Fishbach: I realized that our interventions fall into these four categories. The first one is setting a goal, and there is a lot of research on how to set a goal, how to think about the target, how to make it intrinsic, and so on. The second element is striving towards this goal, monitoring progress, sustaining the motivation as we go from point A to point B. The third area is managing multiple goals. We never just want one thing, so how do you manage these multiple things? When do we look for compromise? When do we look to prioritize? The fourth area is social support. What is the role of others, both in helping us pursue the goal and in spotting our individual goals just by being there and observing us or being our role models?
Duckworth: Give me a personal example of goal fusion in Ayelet Fishbach’s life.

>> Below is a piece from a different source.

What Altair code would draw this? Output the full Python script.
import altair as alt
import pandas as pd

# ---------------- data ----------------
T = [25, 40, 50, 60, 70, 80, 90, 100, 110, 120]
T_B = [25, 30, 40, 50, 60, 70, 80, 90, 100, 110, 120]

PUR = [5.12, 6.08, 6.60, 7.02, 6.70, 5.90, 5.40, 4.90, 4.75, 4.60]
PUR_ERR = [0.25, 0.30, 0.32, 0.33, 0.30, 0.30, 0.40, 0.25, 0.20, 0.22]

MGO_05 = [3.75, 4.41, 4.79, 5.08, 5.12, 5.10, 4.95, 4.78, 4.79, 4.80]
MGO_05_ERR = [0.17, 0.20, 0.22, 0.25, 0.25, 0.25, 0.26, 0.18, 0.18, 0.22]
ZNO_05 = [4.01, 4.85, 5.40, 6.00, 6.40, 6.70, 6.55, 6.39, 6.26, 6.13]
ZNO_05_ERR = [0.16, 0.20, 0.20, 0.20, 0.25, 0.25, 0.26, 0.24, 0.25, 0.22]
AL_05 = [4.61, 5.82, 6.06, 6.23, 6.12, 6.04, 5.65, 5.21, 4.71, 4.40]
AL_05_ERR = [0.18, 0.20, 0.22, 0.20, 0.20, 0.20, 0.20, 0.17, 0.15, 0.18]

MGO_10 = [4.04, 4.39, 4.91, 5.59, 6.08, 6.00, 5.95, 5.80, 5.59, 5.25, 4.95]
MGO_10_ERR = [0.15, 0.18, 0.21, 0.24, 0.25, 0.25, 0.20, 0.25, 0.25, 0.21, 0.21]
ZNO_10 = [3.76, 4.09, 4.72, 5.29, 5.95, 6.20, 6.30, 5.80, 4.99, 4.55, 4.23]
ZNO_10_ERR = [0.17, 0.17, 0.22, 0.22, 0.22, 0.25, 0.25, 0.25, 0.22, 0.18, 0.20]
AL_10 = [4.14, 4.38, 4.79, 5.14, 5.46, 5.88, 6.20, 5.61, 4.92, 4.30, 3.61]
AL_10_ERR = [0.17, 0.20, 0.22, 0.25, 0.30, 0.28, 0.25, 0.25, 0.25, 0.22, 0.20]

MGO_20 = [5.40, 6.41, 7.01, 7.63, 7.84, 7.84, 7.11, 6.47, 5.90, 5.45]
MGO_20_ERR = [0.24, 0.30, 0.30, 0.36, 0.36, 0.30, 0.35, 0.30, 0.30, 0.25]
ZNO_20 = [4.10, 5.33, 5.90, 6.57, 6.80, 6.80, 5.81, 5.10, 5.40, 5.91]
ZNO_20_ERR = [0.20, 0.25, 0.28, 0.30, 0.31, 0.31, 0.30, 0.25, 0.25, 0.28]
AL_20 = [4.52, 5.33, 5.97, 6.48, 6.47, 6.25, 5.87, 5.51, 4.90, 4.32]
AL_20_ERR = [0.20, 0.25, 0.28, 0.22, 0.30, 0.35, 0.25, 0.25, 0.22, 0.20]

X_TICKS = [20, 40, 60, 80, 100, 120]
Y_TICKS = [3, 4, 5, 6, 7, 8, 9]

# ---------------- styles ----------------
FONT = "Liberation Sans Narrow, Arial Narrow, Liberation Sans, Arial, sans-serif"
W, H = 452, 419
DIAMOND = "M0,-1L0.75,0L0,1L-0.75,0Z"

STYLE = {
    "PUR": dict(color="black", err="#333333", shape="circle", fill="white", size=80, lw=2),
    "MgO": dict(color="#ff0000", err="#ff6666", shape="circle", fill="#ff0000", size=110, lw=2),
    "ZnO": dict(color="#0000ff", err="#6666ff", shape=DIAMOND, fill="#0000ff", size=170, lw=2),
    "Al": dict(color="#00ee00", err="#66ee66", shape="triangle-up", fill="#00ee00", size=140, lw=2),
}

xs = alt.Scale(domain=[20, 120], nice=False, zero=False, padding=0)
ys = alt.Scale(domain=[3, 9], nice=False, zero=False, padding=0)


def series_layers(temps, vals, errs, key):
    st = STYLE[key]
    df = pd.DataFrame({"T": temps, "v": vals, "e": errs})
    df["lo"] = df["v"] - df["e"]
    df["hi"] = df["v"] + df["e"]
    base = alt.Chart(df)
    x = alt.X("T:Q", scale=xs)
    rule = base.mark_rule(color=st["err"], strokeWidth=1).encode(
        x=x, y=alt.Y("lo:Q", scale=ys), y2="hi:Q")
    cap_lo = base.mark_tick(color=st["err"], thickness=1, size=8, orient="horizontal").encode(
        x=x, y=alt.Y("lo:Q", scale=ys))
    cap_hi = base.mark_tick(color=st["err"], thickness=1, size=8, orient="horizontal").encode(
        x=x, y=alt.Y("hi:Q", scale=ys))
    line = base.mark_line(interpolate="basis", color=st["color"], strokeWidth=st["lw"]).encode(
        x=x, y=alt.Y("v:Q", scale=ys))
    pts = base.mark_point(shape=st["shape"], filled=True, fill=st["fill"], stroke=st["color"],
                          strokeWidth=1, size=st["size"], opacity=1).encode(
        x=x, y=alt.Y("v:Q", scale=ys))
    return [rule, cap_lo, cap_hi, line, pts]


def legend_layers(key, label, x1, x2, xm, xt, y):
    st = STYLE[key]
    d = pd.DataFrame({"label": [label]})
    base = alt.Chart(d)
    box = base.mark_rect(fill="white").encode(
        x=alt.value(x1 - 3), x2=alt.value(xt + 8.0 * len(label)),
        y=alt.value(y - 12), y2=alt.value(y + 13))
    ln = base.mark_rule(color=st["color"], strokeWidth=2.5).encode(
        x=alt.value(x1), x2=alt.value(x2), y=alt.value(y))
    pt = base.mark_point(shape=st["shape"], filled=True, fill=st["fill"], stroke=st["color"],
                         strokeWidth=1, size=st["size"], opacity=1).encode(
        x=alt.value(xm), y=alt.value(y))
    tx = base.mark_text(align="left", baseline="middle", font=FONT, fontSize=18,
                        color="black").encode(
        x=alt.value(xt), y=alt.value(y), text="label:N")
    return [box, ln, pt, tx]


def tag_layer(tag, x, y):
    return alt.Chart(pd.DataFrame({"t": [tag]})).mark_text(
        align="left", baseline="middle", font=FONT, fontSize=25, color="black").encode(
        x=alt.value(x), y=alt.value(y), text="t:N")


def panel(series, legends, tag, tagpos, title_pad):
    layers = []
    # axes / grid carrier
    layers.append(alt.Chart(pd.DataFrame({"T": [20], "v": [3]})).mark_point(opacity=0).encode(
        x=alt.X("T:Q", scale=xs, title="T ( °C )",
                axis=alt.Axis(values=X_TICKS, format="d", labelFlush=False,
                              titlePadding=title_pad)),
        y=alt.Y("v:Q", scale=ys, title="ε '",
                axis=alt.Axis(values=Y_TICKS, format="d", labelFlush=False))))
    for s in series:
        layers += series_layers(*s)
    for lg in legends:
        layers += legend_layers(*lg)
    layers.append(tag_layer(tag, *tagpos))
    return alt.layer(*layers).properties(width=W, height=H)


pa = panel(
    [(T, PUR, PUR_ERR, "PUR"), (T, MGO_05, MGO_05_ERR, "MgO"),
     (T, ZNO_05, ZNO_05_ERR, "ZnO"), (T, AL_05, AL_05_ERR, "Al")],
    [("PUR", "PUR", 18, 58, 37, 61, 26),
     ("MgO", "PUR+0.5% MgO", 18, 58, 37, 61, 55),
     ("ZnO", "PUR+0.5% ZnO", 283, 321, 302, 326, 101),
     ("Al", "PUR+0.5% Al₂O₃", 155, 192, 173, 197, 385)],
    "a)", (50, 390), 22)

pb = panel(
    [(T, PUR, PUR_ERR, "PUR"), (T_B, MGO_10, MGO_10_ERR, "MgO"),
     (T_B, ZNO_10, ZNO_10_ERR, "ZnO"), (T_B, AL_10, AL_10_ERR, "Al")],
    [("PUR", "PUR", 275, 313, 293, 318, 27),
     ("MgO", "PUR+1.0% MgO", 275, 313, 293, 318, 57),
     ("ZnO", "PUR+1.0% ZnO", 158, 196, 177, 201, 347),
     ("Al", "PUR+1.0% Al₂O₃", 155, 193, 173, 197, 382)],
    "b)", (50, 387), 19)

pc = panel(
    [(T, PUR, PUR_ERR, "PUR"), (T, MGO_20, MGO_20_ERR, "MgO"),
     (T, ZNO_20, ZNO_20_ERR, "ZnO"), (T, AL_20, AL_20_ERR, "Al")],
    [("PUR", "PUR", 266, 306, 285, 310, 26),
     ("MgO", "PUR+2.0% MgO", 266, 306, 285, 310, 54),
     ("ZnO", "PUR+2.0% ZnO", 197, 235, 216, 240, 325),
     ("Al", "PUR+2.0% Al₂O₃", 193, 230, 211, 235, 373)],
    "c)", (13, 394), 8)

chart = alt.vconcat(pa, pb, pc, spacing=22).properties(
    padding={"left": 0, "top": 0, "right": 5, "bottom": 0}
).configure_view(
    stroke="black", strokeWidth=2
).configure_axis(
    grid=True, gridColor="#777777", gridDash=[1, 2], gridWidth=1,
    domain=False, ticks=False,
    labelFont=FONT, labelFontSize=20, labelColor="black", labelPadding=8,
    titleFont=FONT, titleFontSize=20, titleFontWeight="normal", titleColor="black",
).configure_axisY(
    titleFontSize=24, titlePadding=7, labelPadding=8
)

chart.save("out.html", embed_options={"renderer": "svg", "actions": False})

Fishbach: I’m highly intrinsically motivated, meaning I find it hard to do anything that is not intrinsically motivating. One example is that I never have enough time in the day. When I leave work, I wish I had a few more minutes to finish what I was working on, which is a sign of intrinsic motivation — how much you want to engage in the activity when you are no longer required to. But in my [research], we find that when we give people immediate rewards, they enjoy what they are doing more. They are more excited about doing it when we direct their attention to what they get from pursuing the task, as opposed to later on. When they get it immediately, they are more intrinsically motivated. In one experiment, we had people either focus on the immediate pleasure or interest that they get from watching some TV show versus the later benefits. It was a clip on the news about the situation in Tibet at the time. People who were focusing on their immediate pleasure, on how much they feel like they are gaining knowledge at that time, were more intrinsically motivated.

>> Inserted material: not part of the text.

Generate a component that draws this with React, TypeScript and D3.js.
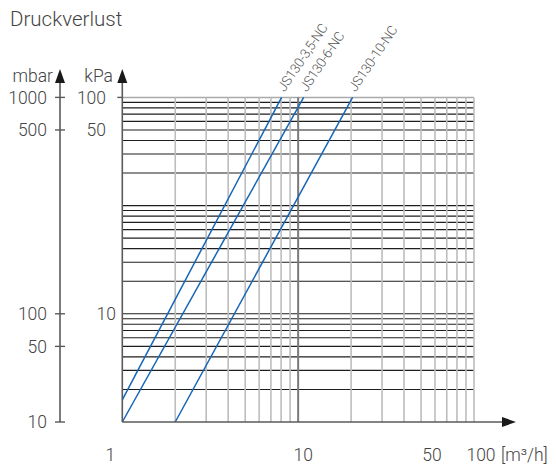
import React from "react";
import * as d3 from "d3";

// ---- data (grid units: log scale, 3 decades) ----
const seriesNames = ["JS130-3,5-NC", "JS130-6-NC", "JS130-10-NC"];
const seriesFlow = [
  [1, 8.05],
  [1, 10.75],
  [2.0, 20.4],
];
const seriesLoss = [
  [1.6, 1000],
  [1, 1000],
  [1, 1000],
];
const mbarTickValues = [1, 5, 10, 500, 1000];
const mbarTickLabels = ["10", "50", "100", "500", "1000"];
const kpaTickValues = [10, 500, 1000];
const kpaTickLabels = ["10", "50", "100"];
const xTickValues = [1, 10, 50, 100];
const xTickLabels = ["1", "10", "50", "100"];

const W = 556;
const H = 471;
const FONT = "Roboto, 'Open Sans', sans-serif";
const TEXT = "#444";
const AXIS = "#5a5a5a";
const BLUE = "#1565b8";

export default function App() {
  const x = d3.scaleLog().domain([1, 100]).range([122.3, 474]);
  const y = d3.scaleLog().domain([1, 1000]).range([422, 97.4]);

  const xGrid: number[] = [];
  for (const dec of [1, 10]) for (let k = 2; k <= 10; k++) xGrid.push(k * dec);
  const yGrid: number[] = [];
  for (const dec of [1, 10, 100]) for (let k = 2; k <= 10; k++) yGrid.push(k * dec);

  const line = d3
    .line<[number, number]>()
    .x((d) => x(d[0]))
    .y((d) => y(d[1]));

  const xL = x(1);
  const xR = x(100);
  const yB = y(1);
  const yT = y(1000);
  const mbarX = 60;
  const xNudge = [-12, 5, 11, 7];

  return (
    <svg
      width={W}
      height={H}
      style={{ position: "absolute", left: 0, top: 0, background: "#fff" }}
      fontFamily={FONT}
    >
      <text x={10} y={26} fontSize={20.5} fontWeight={300} fill={TEXT}>
        Druckverlust
      </text>

      {/* horizontal grid */}
      {yGrid.map((v) => (
        <line
          key={"h" + v}
          x1={xL}
          x2={xR}
          y1={y(v)}
          y2={y(v)}
          stroke={v === 1000 ? "#aaa" : "#1e1e1e"}
          strokeWidth={v === 1000 ? 1.5 : 1.1}
        />
      ))}
      {/* vertical grid */}
      {xGrid.map((v) => (
        <line
          key={"v" + v}
          x1={x(v)}
          x2={x(v)}
          y1={yT}
          y2={yB}
          stroke={v === 10 ? "#7a7a7a" : "#bdbdbd"}
          strokeWidth={v === 10 ? 2 : 1.6}
        />
      ))}

      {/* series */}
      {seriesNames.map((name, i) => {
        const pts = seriesFlow[i].map((f, j) => [f, seriesLoss[i][j]] as [number, number]);
        const top = pts[pts.length - 1];
        const tx = x(top[0]) + 3;
        const ty = y(top[1]) - 5;
        return (
          <g key={name}>
            <path d={line(pts) || ""} fill="none" stroke={BLUE} strokeWidth={1.5} />
            <text
              x={tx}
              y={ty}
              fontSize={13.5}
              fontWeight={300}
              fill="#555"
              letterSpacing={-0.3}
              transform={`rotate(-56 ${tx} ${ty})`}
            >
              {name}
            </text>
          </g>
        );
      })}

      {/* x axis */}
      <line x1={xL} x2={504} y1={yB} y2={yB} stroke={AXIS} strokeWidth={1.6} />
      <path d={`M516,${yB} L502,${yB - 5} L502,${yB + 5} Z`} fill="#1a1a1a" />
      {xTickValues.map((v, i) => (
        <text
          key={"xt" + v}
          x={x(v) + xNudge[i]}
          y={461}
          fontSize={17.5}
          fontWeight={300}
          fill={TEXT}
          textAnchor="middle"
        >
          {xTickLabels[i]}
        </text>
      ))}
      <text x={501} y={461} fontSize={17.5} fontWeight={300} fill={TEXT}>
        [m³/h]
      </text>

      {/* kPa axis */}
      <line x1={xL} x2={xL} y1={yB} y2={82} stroke={AXIS} strokeWidth={1.6} />
      <path d={`M${xL},69 L${xL - 5},83 L${xL + 5},83 Z`} fill="#1a1a1a" />
      <line x1={xL - 5} x2={xL} y1={yT} y2={yT} stroke={AXIS} strokeWidth={1.4} />
      <text x={113} y={82} fontSize={17.5} fontWeight={300} fill={TEXT} textAnchor="end">
        kPa
      </text>
      {kpaTickValues.map((v, i) => (
        <text
          key={"kt" + v}
          x={v === 10 ? 116 : 106}
          y={y(v)}
          dy="0.36em"
          fontSize={17.5}
          fontWeight={300}
          fill={TEXT}
          textAnchor="end"
        >
          {kpaTickLabels[i]}
        </text>
      ))}

      {/* mbar axis */}
      <line x1={mbarX} x2={mbarX} y1={yB} y2={82} stroke={AXIS} strokeWidth={1.6} />
      <path d={`M${mbarX},69 L${mbarX - 5},83 L${mbarX + 5},83 Z`} fill="#1a1a1a" />
      <text x={53} y={82} fontSize={17.5} fontWeight={300} fill={TEXT} textAnchor="end">
        mbar
      </text>
      {mbarTickValues.map((v, i) => (
        <g key={"mt" + v}>
          <line
            x1={mbarX - 5}
            x2={mbarX + 5}
            y1={y(v)}
            y2={y(v)}
            stroke={AXIS}
            strokeWidth={1.4}
          />
          <text
            x={47}
            y={y(v)}
            dy="0.36em"
            fontSize={17.5}
            fontWeight={300}
            fill={TEXT}
            textAnchor="end"
          >
            {mbarTickLabels[i]}
          </text>
        </g>
      ))}
    </svg>
  );
}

Duckworth: What is “the middle problem”?
Fishbach: For many goals that have a clear beginning and end, we see that people are highly motivated when they just start on something. Every step at the beginning feels like a huge step. You are moving from zero to one, which is enormous progress. Towards the end, if there is a clear end, we see again this excitement. In the middle is when we see motivation kind of on the decline. We see that people are working less hard and lowering their performance standards. There is less effort and also more cutting corners. In one of the studies that we ran on the middle problem, we had people actually cut corners. They had five shapes to cut on a piece of paper. We gave them a pair of scissors, and they were cutting the first shape very well, the last shape very well. In the middle, they were literally cutting corners.
Duckworth: What’s the antidote to the middle problem?
Fishbach: There are a few things. We can keep the middle short. A weekly exercise goal instead of monthly exercise goal. We can have a monthly savings goal instead of an annual savings goal. We can think about our goals for this semester, as opposed to our goals for the entire time that we will pursue an academic degree.
If you have these subgoals, these short goals, usually after this week you would still want to exercise. You don’t only want to exercise this week, but because you think about it in terms of three exercises in a week, you’ll have a short middle. And the next week you might want to do another set of workouts.
Duckworth: How do you know when to grit and when to quit? Clearly, there are upsides to quitting [and] there are costs to quitting.
Fishbach: This is hard. We know that sometimes people take on the wrong roles. There are extreme diets. There are extreme exercises. There are things that people take on and shouldn’t, or they should know when to quit. When we look at some of the research that I got involved in with aging, at a certain point we need to give up on certain things, in particular in the context of pursuing multiple goals. We need to reprioritize and say, “Well, I can’t have everything that I had so far. I need to give up on some.”
There is no magic answer to how to know when to quit. It often requires doing some analysis of your life and what you can fit in there, what you cannot. It’s important to realize that for many of the things that we do, we will not know whether it’s the right thing for a while.